Enfim, a globalização não é
apenas um bode preto de cornos dourados. Ela também
pode servir para dar ao mundo as notícias da Ilha
Grande do Marajó, eu creio. Antes mesmo da inauguração
da Alca e da construção da ponte sobre o rio
Oiapoque ou de Vicente Pinzón, na lição
do Barão do Rio Branco; em nome da cooperação
da Europa com o Mercosul no Amapá. E quem diz Amapá
deve pensar logo em Trinidad e Guianas, onde Marajó
se enlaça pelo fato do circum-Caribe.
Com a lembrança do Timor (onde a solidariedade do
Brasil e Portugal foi levar favores da ONU) e o sentimento
da despedaçada civilização marajoara,
sigo pensando estas coisas antes de me calar para sempre.
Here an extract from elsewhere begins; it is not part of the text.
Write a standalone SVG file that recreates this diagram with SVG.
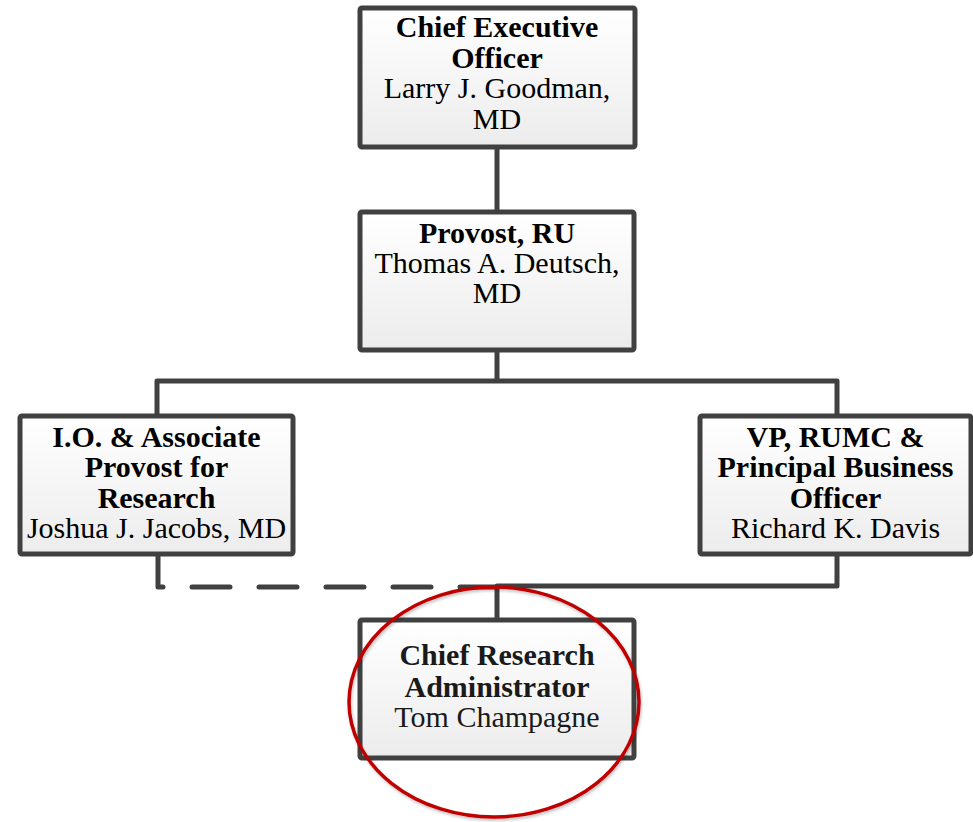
<svg xmlns="http://www.w3.org/2000/svg" width="973" height="822" viewBox="0 0 973 822">
  <defs>
    <linearGradient id="boxFill" x1="0" y1="0" x2="0" y2="1">
      <stop offset="0" stop-color="#ffffff"/>
      <stop offset="1" stop-color="#ececec"/>
    </linearGradient>
    <filter id="ringShadow" x="-10%" y="-10%" width="120%" height="120%">
      <feGaussianBlur in="SourceAlpha" stdDeviation="1.5"/>
      <feOffset dx="1" dy="2" result="b"/>
      <feComponentTransfer><feFuncA type="linear" slope="0.25"/></feComponentTransfer>
      <feMerge><feMergeNode/><feMergeNode in="SourceGraphic"/></feMerge>
    </filter>
  </defs>
  <style>
    .box { fill: url(#boxFill); stroke: #404040; stroke-width: 5; }
    .line { fill: none; stroke: #404040; stroke-width: 5; stroke-linejoin: round; }
    .dash { fill: none; stroke: #404040; stroke-width: 5; stroke-linecap: round; stroke-linejoin: round; stroke-dasharray: 38 29; }
    text { font-family: "Liberation Serif", "Times New Roman", serif; font-size: 30px; fill: #000; text-anchor: middle; }
    .b { font-weight: bold; }
    .soft text { fill: #1a1a1a; }
  </style>

  <rect width="973" height="822" fill="#ffffff"/>

  <!-- reporting lines -->
  <g id="connectors">
    <path class="line" d="M497 147 V212"/>
    <path class="line" d="M497 350 V381 M157 416 V381 H837 V416"/>
    <path class="line" d="M837 554 V586 H497 V620"/>
    <path class="dash" d="M158 554 V587 H497"/>
  </g>

  <g id="ceo">
    <rect class="box" x="360" y="8" width="275" height="139" rx="2"/>
    <text x="497" y="37" class="b">Chief Executive</text>
    <text x="497" y="68" class="b">Officer</text>
    <text x="497" y="98">Larry J. Goodman,</text>
    <text x="497" y="129">MD</text>
  </g>

  <g id="provost">
    <rect class="box" x="360" y="212" width="274" height="138" rx="2"/>
    <text x="497" y="243" class="b">Provost, RU</text>
    <text x="497" y="273">Thomas A. Deutsch,</text>
    <text x="497" y="303">MD</text>
  </g>

  <g id="io-associate-provost">
    <rect class="box" x="20" y="416" width="273" height="138" rx="2"/>
    <text x="156.5" y="447" class="b">I.O. &amp; Associate</text>
    <text x="156.5" y="477" class="b">Provost for</text>
    <text x="156.5" y="508" class="b">Research</text>
    <text x="156.5" y="538">Joshua J. Jacobs, MD</text>
  </g>

  <g id="vp-rumc">
    <rect class="box" x="700" y="416" width="271" height="138" rx="2"/>
    <text x="835.5" y="447" class="b">VP, RUMC &amp;</text>
    <text x="835.5" y="477" class="b">Principal Business</text>
    <text x="835.5" y="508" class="b">Officer</text>
    <text x="835.5" y="538">Richard K. Davis</text>
  </g>

  <g id="chief-research-administrator" class="soft">
    <rect class="box" x="360" y="620" width="274" height="138" rx="2"/>
    <text x="497" y="665" class="b">Chief Research</text>
    <text x="497" y="697" class="b">Administrator</text>
    <text x="497" y="727">Tom Champagne</text>
  </g>

  <!-- highlight ring -->
  <g id="highlight">
    <ellipse cx="494" cy="702" rx="145" ry="115" fill="none" stroke="#c00000" stroke-width="3.5" filter="url(#ringShadow)"/>
  </g>
</svg>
Como os antepassados que jazem no frio do esquecimento no
úmido silêncio dos tesos de camutins, nas cabeceiras
de rios e campos desconhecidos entregues ao abandono. Entre
contumazes contrabandos, roubos, pirataria, devastação
ecológica, febres de malária e pisoteio de
rebanhos de búfalos indiferentes.
Fonte perene do desesperado êxodo que se transforma
em invasão, filas sem fim nos ambulatórios,
cadeias superlotadas, assaltos à luz do dia, escolas
que não bastam e nem ensinam, lixo em quantidade
disseminando moléstias por baixadas e favelas. E,
ainda, a imigração clandestina transfronteiriça
de sempre... Tudo isto numa ilha maior do que a Bélgica
e a Holanda.
O marco da fronteira do Oiapoque reza o seguinte: aqui o
Brasil começa. O medo é que sem esta leitura
em Brasília, pelo mesmo começo o gigante possa
se acabar.
Respeitosamente me despeço de Vossa Excelência,
animado de que esta notícia possa seguir caminhos
imprevistos, como a garrafa de um náufrago confiada
à corrente; e chegando a bom destino sejam as vossas
ordens o melhor porto que se poderia esperar.